Business Tools 7 min read Updated 29 April 2026

Startup Cash Runway: How to Calculate, Extend and Survive in 2026

Cash runway is the single most important number for any pre-profit business — yet many founders calculate it loosely, base it on best-case revenue, and end up with nasty surprises. This guide explains the conservative calculation model VCs use, what 'good' runway looks like in 2026 and the highest-leverage moves to extend it.

The basic formula

Runway (months) = Cash on hand ÷ Net monthly burn. Net burn = monthly costs minus monthly revenue. If you have £200,000 cash and net burn of £25,000/month, you have 8 months runway.

Always use net burn, not gross. Revenue isn't an afterthought — even small revenue meaningfully extends runway. £15k/month revenue against £40k costs = £25k net burn = double the runway of £40k gross burn.

Conservative vs aggressive assumptions

Build two scenarios. Conservative: revenue at 70% of forecast, costs at 110% of plan, no churn changes. Aggressive: revenue at 100%, costs as planned. The conservative case is what you should plan around.

VCs typically subtract 2-3 months from your stated runway when assessing — partly because reality usually undershoots plan, partly because fundraising itself takes 3-6 months. Plan to start raising at 12-9 months runway, not 6.

What's a good runway in 2026

Pre-Seed: 12-18 months ideally; 6-9 months is dangerous. Seed: 18-24 months — enough to hit Series A milestones with buffer. Series A: 18-24 months — same logic for Series B.

Public companies typically maintain 12-18 months of operating cash. Bootstrapped businesses often run on 3-6 months — sustainable because they have revenue covering most costs and can cut quickly.

How to extend runway fast

Cut headcount: usually the biggest lever. Painful but a 20% headcount reduction can extend runway by 25-40%. Do it once and decisively rather than in repeated rounds — culture damage compounds.

Cut SaaS and contractor spend: most startups have 15-25% of stack genuinely under-used. Audit annually. Renegotiate contracts at renewal — vendors will discount 20-30% to retain you in the current market.

Move to revenue-based financing or invoice factoring: bridges short-term cash without diluting equity, if revenue is predictable.

The signals that runway is at risk

Burn climbing for 3+ consecutive months without revenue acceleration. Pipeline shrinking quarter-on-quarter. Key customers churning. Hiring continuing despite missed revenue targets — most common founder mistake.

Build a weekly cash dashboard: opening balance, weekly inflows, weekly outflows, closing balance, runway months at current burn. Review every Monday. Anything else and you're flying blind.

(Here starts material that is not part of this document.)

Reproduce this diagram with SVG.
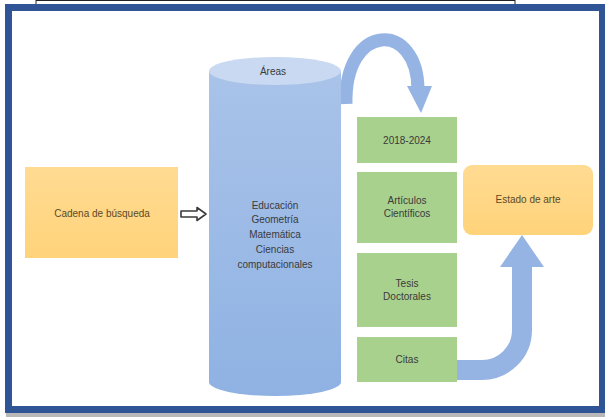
<svg xmlns="http://www.w3.org/2000/svg" width="605" height="417" viewBox="0 0 605 417">
<defs>
<style>
.t{font-family:"Liberation Sans",Arial,sans-serif;font-size:10px;fill:#3a3a3a;text-anchor:middle}
.tb{fill:#5a4a26}
.green{fill:#A9D18E}
.arr{fill:none;stroke:#95B4E4}
</style>
<linearGradient id="cyl" x1="0" y1="0" x2="0" y2="1">
<stop offset="0" stop-color="#A9C3E9"/>
<stop offset="1" stop-color="#8FB2E3"/>
</linearGradient>
<linearGradient id="org" x1="0" y1="0" x2="0" y2="1">
<stop offset="0" stop-color="#FFDB92"/>
<stop offset="1" stop-color="#FFD37A"/>
</linearGradient>
</defs>
<rect width="605" height="417" fill="#fff"/>
<!-- top table lines -->
<line x1="36" y1="0.5" x2="515" y2="0.5" stroke="#222" stroke-width="1"/>
<line x1="36" y1="0" x2="36" y2="4" stroke="#222" stroke-width="1"/>
<line x1="515" y1="0" x2="515" y2="4" stroke="#222" stroke-width="1"/>
<!-- shadow -->
<rect x="6" y="412" width="599" height="5" fill="#b8b8b8"/>
<!-- frame -->
<rect x="8.5" y="7.5" width="594" height="402" fill="#fff" stroke="#2F5597" stroke-width="7"/>
<g id="connectors">
<path class="arr" d="M346 104 C 344 22, 418 20, 418 90" stroke-width="13"/>
<polygon points="407,86 432,86 421,113" fill="#95B4E4"/>
<path class="arr" d="M454 370 L 482 370 A 40 40 0 0 0 522 330 L 522 264" stroke-width="20"/>
<polygon points="500,267 544,267 522,235" fill="#95B4E4"/>
<path d="M181 211 L197 211 L197 207.5 L206 214 L197 220.5 L197 217 L181 217 Z" fill="#fff" stroke="#3a3a3a" stroke-width="1.6" stroke-linejoin="round"/>
</g>
<g id="cadena">
<rect x="25" y="167" width="153" height="91" fill="url(#org)"/>
<text class="t tb" x="102" y="217">Cadena de búsqueda</text>
</g>
<g id="areas">
<path d="M209 71 L209 382 A66 14 0 0 0 341 382 L341 71 Z" fill="url(#cyl)"/>
<ellipse cx="275" cy="71" rx="66" ry="14" fill="#C8D9F1"/>
<text class="t" x="273" y="75">Áreas</text>
<text class="t" x="275" y="209">Educación</text>
<text class="t" x="275" y="223">Geometría</text>
<text class="t" x="275" y="238">Matemática</text>
<text class="t" x="275" y="253">Ciencias</text>
<text class="t" x="275" y="268">computacionales</text>
</g>
<g id="anios">
<rect class="green" x="357" y="117" width="100" height="46"/>
<text class="t" x="407" y="144">2018-2024</text>
</g>
<g id="articulos">
<rect class="green" x="357" y="172" width="100" height="71"/>
<text class="t" x="407" y="204">Artículos</text>
<text class="t" x="407" y="217">Científicos</text>
</g>
<g id="tesis">
<rect class="green" x="357" y="253" width="100" height="74"/>
<text class="t" x="407" y="287">Tesis</text>
<text class="t" x="407" y="300">Doctorales</text>
</g>
<g id="citas">
<rect class="green" x="357" y="337" width="100" height="45"/>
<text class="t" x="407" y="363">Citas</text>
</g>
<g id="estado">
<rect x="463" y="165" width="130" height="70" rx="9" fill="url(#org)"/>
<text class="t tb" x="528" y="203">Estado de arte</text>
</g>
</svg>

Frequently asked questions

How often should I update runway?

Monthly minimum, weekly at <12 months runway, daily at <3 months.

Should I include credit facilities?

Only drawn balances. Undrawn facilities can disappear in a covenant breach exactly when you need them.

What about R&D tax credits?

Treat as a once-a-year cash injection, not recurring revenue. Don't bake them into burn calculations.